Below is a block of records; reproduce all of them exactly and leave out any pictures.

Collected data
* * * * * * * * *
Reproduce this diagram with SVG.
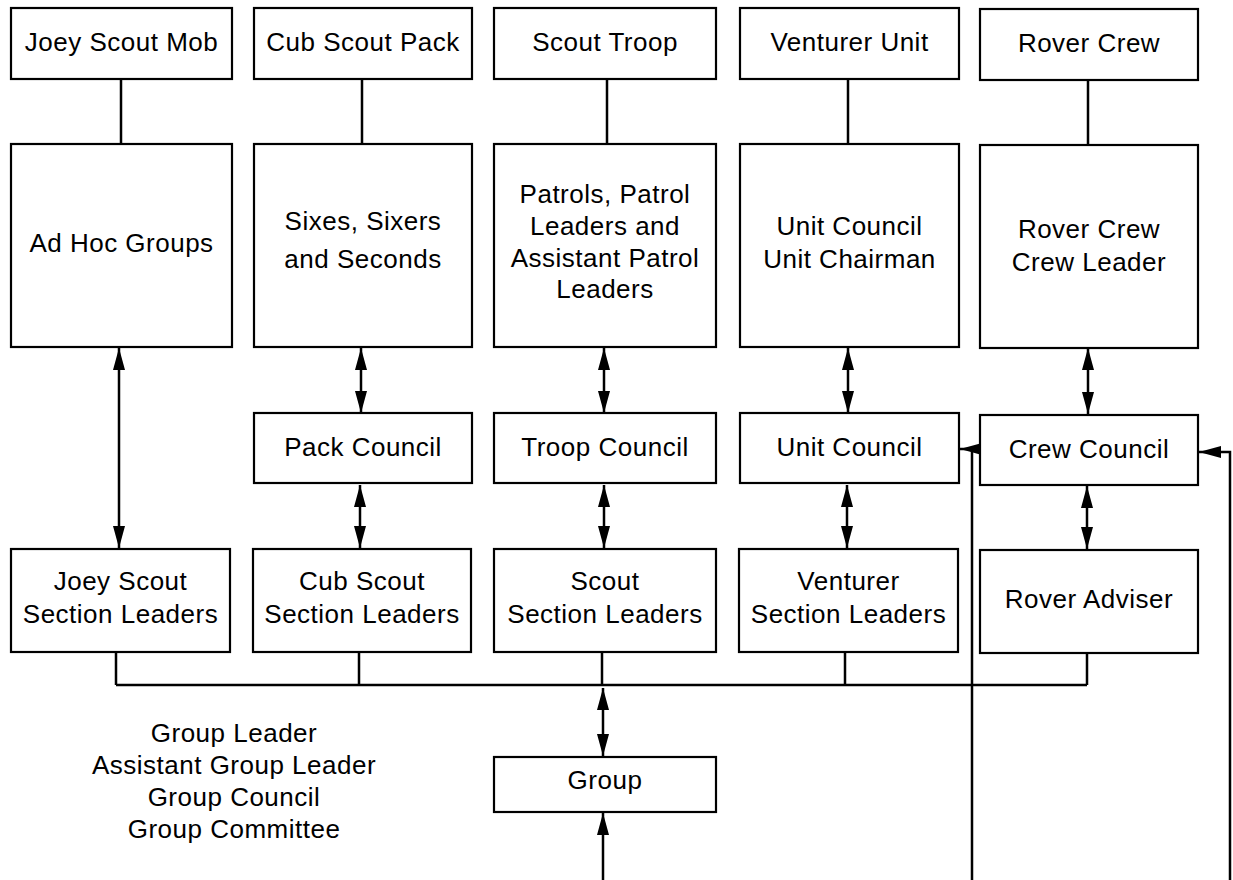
<svg xmlns="http://www.w3.org/2000/svg" width="1233" height="880" viewBox="0 0 1233 880">
<style>
.box{fill:#fff;stroke:#000;stroke-width:2.2}
.t{font-family:"Liberation Sans",Arial,Helvetica,sans-serif;font-size:26px;letter-spacing:0.5px;fill:#000;text-anchor:middle}
.ln{fill:none;stroke:#000;stroke-width:2.5}
.ar{fill:none;stroke:#000;stroke-width:2.5;marker-end:url(#ah)}
.dar{fill:none;stroke:#000;stroke-width:2.5;marker-start:url(#ah);marker-end:url(#ah)}
</style>
<defs>
<marker id="ah" viewBox="0 0 22 14" markerWidth="22" markerHeight="14" refX="22" refY="7" orient="auto-start-reverse" markerUnits="userSpaceOnUse">
<path d="M0,1 L22,7 L0,13 Z" fill="#000"/>
</marker>
</defs>
<rect width="1233" height="880" fill="#fff"/>

<g id="connectors">
<path class="ln" d="M121,79 V144 M362,79 V144 M607,79 V144 M848,79 V144 M1088,79 V144"/>
<path class="dar" d="M119,348 V548"/>
<path class="dar" d="M361,348 V413"/>
<path class="dar" d="M604,348 V413"/>
<path class="dar" d="M848,348 V413"/>
<path class="dar" d="M1088,348 V414"/>
<path class="dar" d="M360,485 V548"/>
<path class="dar" d="M604,485 V548"/>
<path class="dar" d="M847,485 V548"/>
<path class="dar" d="M1087,486 V549"/>
<path class="ln" d="M116,652 V685 M359,652 V685 M602,652 V685 M845,652 V685 M1087,653 V685 M116,685 H1087"/>
<path class="dar" d="M603,688 V756"/>
<path class="ar" d="M603,880 V813"/>
<path class="ar" d="M972,880 V449 H960"/>
<path class="ar" d="M1230,880 V452 H1199"/>
</g>

<g id="joey-mob"><rect class="box" x="11" y="8" width="221" height="71"/><text class="t" x="121.5" y="51">Joey Scout Mob</text></g>
<g id="cub-pack"><rect class="box" x="254" y="8" width="218" height="71"/><text class="t" x="363" y="51">Cub Scout Pack</text></g>
<g id="scout-troop"><rect class="box" x="494" y="8" width="222" height="71"/><text class="t" x="605" y="51">Scout Troop</text></g>
<g id="venturer-unit"><rect class="box" x="740" y="8" width="219" height="71"/><text class="t" x="849.5" y="51">Venturer Unit</text></g>
<g id="rover-crew"><rect class="box" x="980" y="9" width="218" height="71"/><text class="t" x="1089" y="52">Rover Crew</text></g>

<g id="ad-hoc"><rect class="box" x="11" y="144" width="221" height="203"/><text class="t" x="121.5" y="252">Ad Hoc Groups</text></g>
<g id="sixes"><rect class="box" x="254" y="144" width="218" height="203"/><text class="t" x="363"><tspan x="363" y="230">Sixes, Sixers</tspan><tspan x="363" y="268">and Seconds</tspan></text></g>
<g id="patrols"><rect class="box" x="494" y="144" width="222" height="203"/><text class="t" x="605"><tspan x="605" y="203">Patrols, Patrol</tspan><tspan x="605" y="235">Leaders and</tspan><tspan x="605" y="267">Assistant Patrol</tspan><tspan x="605" y="298">Leaders</tspan></text></g>
<g id="unit-chair"><rect class="box" x="740" y="144" width="219" height="203"/><text class="t" x="849.5"><tspan x="849.5" y="235">Unit Council</tspan><tspan x="849.5" y="268">Unit Chairman</tspan></text></g>
<g id="crew-leader"><rect class="box" x="980" y="145" width="218" height="203"/><text class="t" x="1089"><tspan x="1089" y="238">Rover Crew</tspan><tspan x="1089" y="271">Crew Leader</tspan></text></g>

<g id="pack-council"><rect class="box" x="254" y="413" width="218" height="70"/><text class="t" x="363" y="456">Pack Council</text></g>
<g id="troop-council"><rect class="box" x="494" y="413" width="222" height="70"/><text class="t" x="605" y="456">Troop Council</text></g>
<g id="unit-council"><rect class="box" x="740" y="413" width="219" height="70"/><text class="t" x="849.5" y="456">Unit Council</text></g>
<g id="crew-council"><rect class="box" x="980" y="415" width="218" height="70"/><text class="t" x="1089" y="458">Crew Council</text></g>

<g id="joey-leaders"><rect class="box" x="11" y="549" width="219" height="103"/><text class="t" x="120.5"><tspan x="120.5" y="590">Joey Scout</tspan><tspan x="120.5" y="623">Section Leaders</tspan></text></g>
<g id="cub-leaders"><rect class="box" x="253" y="549" width="218" height="103"/><text class="t" x="362"><tspan x="362" y="590">Cub Scout</tspan><tspan x="362" y="623">Section Leaders</tspan></text></g>
<g id="scout-leaders"><rect class="box" x="494" y="549" width="222" height="103"/><text class="t" x="605"><tspan x="605" y="590">Scout</tspan><tspan x="605" y="623">Section Leaders</tspan></text></g>
<g id="venturer-leaders"><rect class="box" x="739" y="549" width="219" height="103"/><text class="t" x="848.5"><tspan x="848.5" y="590">Venturer</tspan><tspan x="848.5" y="623">Section Leaders</tspan></text></g>
<g id="rover-adviser"><rect class="box" x="980" y="550" width="218" height="103"/><text class="t" x="1089" y="608">Rover Adviser</text></g>

<g id="group"><rect class="box" x="494" y="757" width="222" height="55"/><text class="t" x="605" y="789">Group</text></g>

<g id="group-roles"><text class="t" x="234"><tspan x="234" y="742">Group Leader</tspan><tspan x="234" y="774">Assistant Group Leader</tspan><tspan x="234" y="806">Group Council</tspan><tspan x="234" y="838">Group Committee</tspan></text></g>
</svg>
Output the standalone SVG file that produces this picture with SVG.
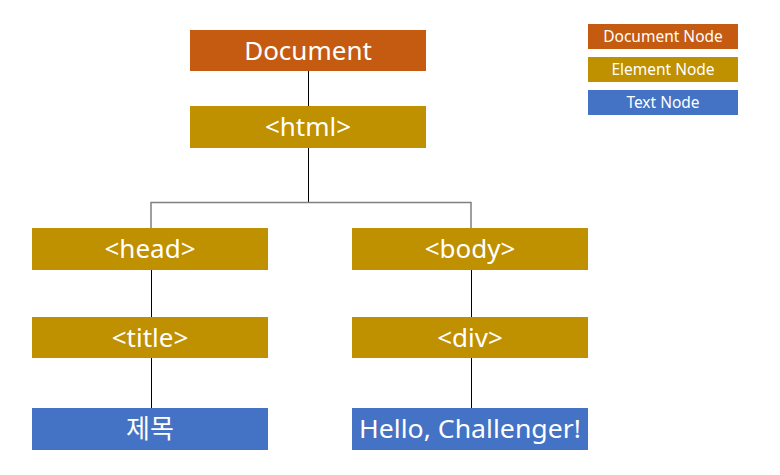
* * * * * * * * *
_Result of this task_
Reproduce this diagram with SVG.
<svg xmlns="http://www.w3.org/2000/svg" width="1233" height="880" viewBox="0 0 1233 880">
<style>
.box{fill:#fff;stroke:#000;stroke-width:2.2}
.t{font-family:"Liberation Sans",Arial,Helvetica,sans-serif;font-size:26px;letter-spacing:0.5px;fill:#000;text-anchor:middle}
.ln{fill:none;stroke:#000;stroke-width:2.5}
.ar{fill:none;stroke:#000;stroke-width:2.5;marker-end:url(#ah)}
.dar{fill:none;stroke:#000;stroke-width:2.5;marker-start:url(#ah);marker-end:url(#ah)}
</style>
<defs>
<marker id="ah" viewBox="0 0 22 14" markerWidth="22" markerHeight="14" refX="22" refY="7" orient="auto-start-reverse" markerUnits="userSpaceOnUse">
<path d="M0,1 L22,7 L0,13 Z" fill="#000"/>
</marker>
</defs>
<rect width="1233" height="880" fill="#fff"/>

<g id="connectors">
<path class="ln" d="M121,79 V144 M362,79 V144 M607,79 V144 M848,79 V144 M1088,79 V144"/>
<path class="dar" d="M119,348 V548"/>
<path class="dar" d="M361,348 V413"/>
<path class="dar" d="M604,348 V413"/>
<path class="dar" d="M848,348 V413"/>
<path class="dar" d="M1088,348 V414"/>
<path class="dar" d="M360,485 V548"/>
<path class="dar" d="M604,485 V548"/>
<path class="dar" d="M847,485 V548"/>
<path class="dar" d="M1087,486 V549"/>
<path class="ln" d="M116,652 V685 M359,652 V685 M602,652 V685 M845,652 V685 M1087,653 V685 M116,685 H1087"/>
<path class="dar" d="M603,688 V756"/>
<path class="ar" d="M603,880 V813"/>
<path class="ar" d="M972,880 V449 H960"/>
<path class="ar" d="M1230,880 V452 H1199"/>
</g>

<g id="joey-mob"><rect class="box" x="11" y="8" width="221" height="71"/><text class="t" x="121.5" y="51">Joey Scout Mob</text></g>
<g id="cub-pack"><rect class="box" x="254" y="8" width="218" height="71"/><text class="t" x="363" y="51">Cub Scout Pack</text></g>
<g id="scout-troop"><rect class="box" x="494" y="8" width="222" height="71"/><text class="t" x="605" y="51">Scout Troop</text></g>
<g id="venturer-unit"><rect class="box" x="740" y="8" width="219" height="71"/><text class="t" x="849.5" y="51">Venturer Unit</text></g>
<g id="rover-crew"><rect class="box" x="980" y="9" width="218" height="71"/><text class="t" x="1089" y="52">Rover Crew</text></g>

<g id="ad-hoc"><rect class="box" x="11" y="144" width="221" height="203"/><text class="t" x="121.5" y="252">Ad Hoc Groups</text></g>
<g id="sixes"><rect class="box" x="254" y="144" width="218" height="203"/><text class="t" x="363"><tspan x="363" y="230">Sixes, Sixers</tspan><tspan x="363" y="268">and Seconds</tspan></text></g>
<g id="patrols"><rect class="box" x="494" y="144" width="222" height="203"/><text class="t" x="605"><tspan x="605" y="203">Patrols, Patrol</tspan><tspan x="605" y="235">Leaders and</tspan><tspan x="605" y="267">Assistant Patrol</tspan><tspan x="605" y="298">Leaders</tspan></text></g>
<g id="unit-chair"><rect class="box" x="740" y="144" width="219" height="203"/><text class="t" x="849.5"><tspan x="849.5" y="235">Unit Council</tspan><tspan x="849.5" y="268">Unit Chairman</tspan></text></g>
<g id="crew-leader"><rect class="box" x="980" y="145" width="218" height="203"/><text class="t" x="1089"><tspan x="1089" y="238">Rover Crew</tspan><tspan x="1089" y="271">Crew Leader</tspan></text></g>

<g id="pack-council"><rect class="box" x="254" y="413" width="218" height="70"/><text class="t" x="363" y="456">Pack Council</text></g>
<g id="troop-council"><rect class="box" x="494" y="413" width="222" height="70"/><text class="t" x="605" y="456">Troop Council</text></g>
<g id="unit-council"><rect class="box" x="740" y="413" width="219" height="70"/><text class="t" x="849.5" y="456">Unit Council</text></g>
<g id="crew-council"><rect class="box" x="980" y="415" width="218" height="70"/><text class="t" x="1089" y="458">Crew Council</text></g>

<g id="joey-leaders"><rect class="box" x="11" y="549" width="219" height="103"/><text class="t" x="120.5"><tspan x="120.5" y="590">Joey Scout</tspan><tspan x="120.5" y="623">Section Leaders</tspan></text></g>
<g id="cub-leaders"><rect class="box" x="253" y="549" width="218" height="103"/><text class="t" x="362"><tspan x="362" y="590">Cub Scout</tspan><tspan x="362" y="623">Section Leaders</tspan></text></g>
<g id="scout-leaders"><rect class="box" x="494" y="549" width="222" height="103"/><text class="t" x="605"><tspan x="605" y="590">Scout</tspan><tspan x="605" y="623">Section Leaders</tspan></text></g>
<g id="venturer-leaders"><rect class="box" x="739" y="549" width="219" height="103"/><text class="t" x="848.5"><tspan x="848.5" y="590">Venturer</tspan><tspan x="848.5" y="623">Section Leaders</tspan></text></g>
<g id="rover-adviser"><rect class="box" x="980" y="550" width="218" height="103"/><text class="t" x="1089" y="608">Rover Adviser</text></g>

<g id="group"><rect class="box" x="494" y="757" width="222" height="55"/><text class="t" x="605" y="789">Group</text></g>

<g id="group-roles"><text class="t" x="234"><tspan x="234" y="742">Group Leader</tspan><tspan x="234" y="774">Assistant Group Leader</tspan><tspan x="234" y="806">Group Council</tspan><tspan x="234" y="838">Group Committee</tspan></text></g>
</svg>
Output the standalone SVG file that produces this picture with SVG.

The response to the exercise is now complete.